Ed inoltre, la mancata stipula del contratto definitivo entro un determinato periodo di tempo comporta un ulteriore rischio per chi ha deciso di acquistare l’ immobile. Infatti, essendo il preliminare di compravendita un contratto ad effetti obbligatori, avente ad oggetto l’ obbligo di concludere il definitivo, ove non risulti fissato un termine né in sede convenzionale, né in sede giudiziale, è da ritenersi applicabile la regola dell’ immediato adempimento prevista dall’ art. 1183 c.c..
Ne consegue che, a norma degli art. 2934, 2935 e 2946 c.c., l’ inattività delle parti protrattasi per oltre dieci anni da quando il diritto poteva essere fatto valere comporta l’ estinzione dello stesso per prescrizione. (Cass. 5 aprile 2012 n. 5285; Cass. 30 giugno 2011 n. 14463).
Le ripercussioni sono notevoli poiché il promissario acquirente potrebbe essere in questo caso costretto a restituire l’ immobile al promittente venditore, perché essendo venuto meno il titolo che gli consentiva di occuparlo a causa della prescrizione decennale, la sua detenzione è divenuta abusiva.

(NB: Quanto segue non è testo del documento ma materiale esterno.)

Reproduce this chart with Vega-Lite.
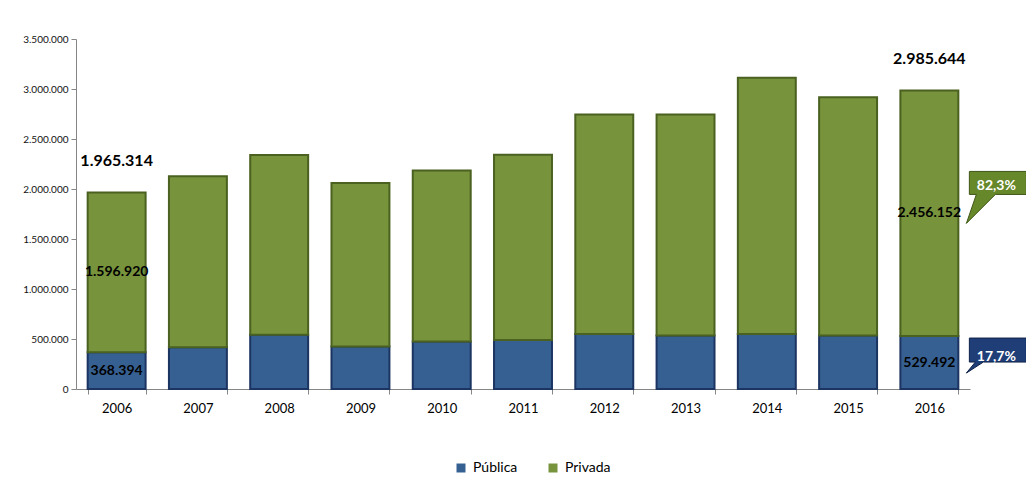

In conclusione raccomandiamo a tutti coloro che decidano di acquistare un bene immobile procedendo preventivamente alla stipula di un contratto preliminare con effetti anticipati di non dormire troppo sugli allori sentendosi tranquilli per aver già occupato il bene e corrisposto parte del prezzo.

E’ necessario individuare un termine finale per la conclusione del definitivo ed attivarsi affinchè venga stipulato il rogito che finalmente trasferisca la proprietà del bene, essendo il preliminare un contratto ad effetti obbligatori e non traslativo della proprietà, al fine di evitare spiacevoli sorprese.